— BEGIN —
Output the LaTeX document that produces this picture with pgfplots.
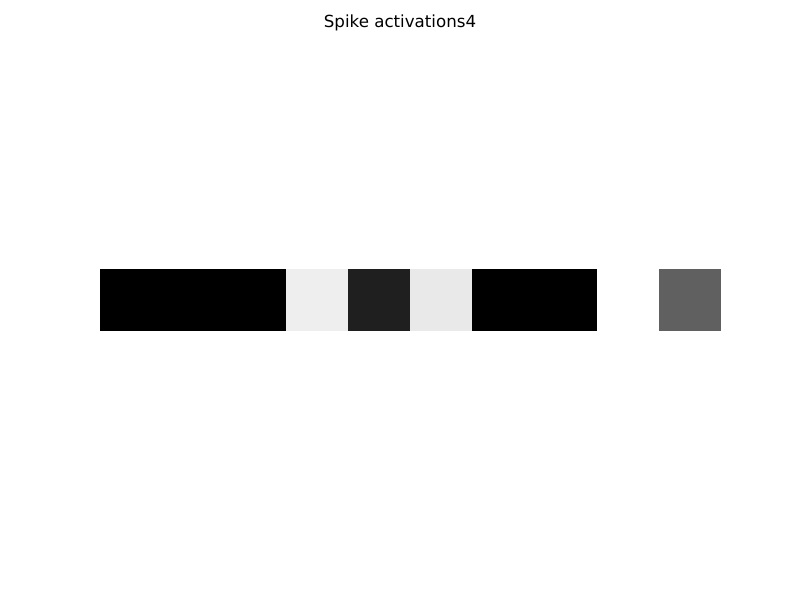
\documentclass[border=0pt]{standalone}
\usepackage{pgfplots}
\pgfplotsset{compat=1.18}
\usepackage{fontspec}
\setmainfont{DejaVu Sans}

\begin{document}
\begin{tikzpicture}
\useasboundingbox (0,0) rectangle (576pt,432pt);
\node[anchor=base] at (288pt,412pt) {\fontsize{12}{14}\selectfont Spike activations4};
\begin{axis}[
    at={(72pt,193.7pt)}, anchor=south west,
    scale only axis,
    width=447.1pt, height=44.7pt,
    hide axis,
    xmin=-0.5, xmax=9.5, ymin=-0.5, ymax=0.5,
    colormap={gray}{gray(0cm)=(0); gray(1cm)=(1)},
    point meta min=0, point meta max=1,
]
% one cell per neuron, grey level = value
\addplot[patch, patch type=rectangle, shader=flat, point meta=explicit] coordinates {
(-0.5,-0.5)[0] (0.5,-0.5)[0] (0.5,0.5)[0] (-0.5,0.5)[0]
(0.5,-0.5)[0] (1.5,-0.5)[0] (1.5,0.5)[0] (0.5,0.5)[0]
(1.5,-0.5)[0] (2.5,-0.5)[0] (2.5,0.5)[0] (1.5,0.5)[0]
(2.5,-0.5)[0.925] (3.5,-0.5)[0.925] (3.5,0.5)[0.925] (2.5,0.5)[0.925]
(3.5,-0.5)[0.122] (4.5,-0.5)[0.122] (4.5,0.5)[0.122] (3.5,0.5)[0.122]
(4.5,-0.5)[0.906] (5.5,-0.5)[0.906] (5.5,0.5)[0.906] (4.5,0.5)[0.906]
(5.5,-0.5)[0] (6.5,-0.5)[0] (6.5,0.5)[0] (5.5,0.5)[0]
(6.5,-0.5)[0] (7.5,-0.5)[0] (7.5,0.5)[0] (6.5,0.5)[0]
(7.5,-0.5)[1] (8.5,-0.5)[1] (8.5,0.5)[1] (7.5,0.5)[1]
(8.5,-0.5)[0.373] (9.5,-0.5)[0.373] (9.5,0.5)[0.373] (8.5,0.5)[0.373]
};
\end{axis}
\end{tikzpicture}
\end{document}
— END —
> **TO DO**
Copy out each line word for word, please, skipping the images.

> **ANSWER TO THE EXERCISE**
Output the LaTeX document that produces this picture with pgfplots.
\documentclass[border=0pt]{standalone}
\usepackage{pgfplots}
\pgfplotsset{compat=1.18}
\usepackage{fontspec}
\setmainfont{DejaVu Sans}

\begin{document}
\begin{tikzpicture}
\useasboundingbox (0,0) rectangle (576pt,432pt);
\node[anchor=base] at (288pt,412pt) {\fontsize{12}{14}\selectfont Spike activations4};
\begin{axis}[
    at={(72pt,193.7pt)}, anchor=south west,
    scale only axis,
    width=447.1pt, height=44.7pt,
    hide axis,
    xmin=-0.5, xmax=9.5, ymin=-0.5, ymax=0.5,
    colormap={gray}{gray(0cm)=(0); gray(1cm)=(1)},
    point meta min=0, point meta max=1,
]
% one cell per neuron, grey level = value
\addplot[patch, patch type=rectangle, shader=flat, point meta=explicit] coordinates {
(-0.5,-0.5)[0] (0.5,-0.5)[0] (0.5,0.5)[0] (-0.5,0.5)[0]
(0.5,-0.5)[0] (1.5,-0.5)[0] (1.5,0.5)[0] (0.5,0.5)[0]
(1.5,-0.5)[0] (2.5,-0.5)[0] (2.5,0.5)[0] (1.5,0.5)[0]
(2.5,-0.5)[0.925] (3.5,-0.5)[0.925] (3.5,0.5)[0.925] (2.5,0.5)[0.925]
(3.5,-0.5)[0.122] (4.5,-0.5)[0.122] (4.5,0.5)[0.122] (3.5,0.5)[0.122]
(4.5,-0.5)[0.906] (5.5,-0.5)[0.906] (5.5,0.5)[0.906] (4.5,0.5)[0.906]
(5.5,-0.5)[0] (6.5,-0.5)[0] (6.5,0.5)[0] (5.5,0.5)[0]
(6.5,-0.5)[0] (7.5,-0.5)[0] (7.5,0.5)[0] (6.5,0.5)[0]
(7.5,-0.5)[1] (8.5,-0.5)[1] (8.5,0.5)[1] (7.5,0.5)[1]
(8.5,-0.5)[0.373] (9.5,-0.5)[0.373] (9.5,0.5)[0.373] (8.5,0.5)[0.373]
};
\end{axis}
\end{tikzpicture}
\end{document}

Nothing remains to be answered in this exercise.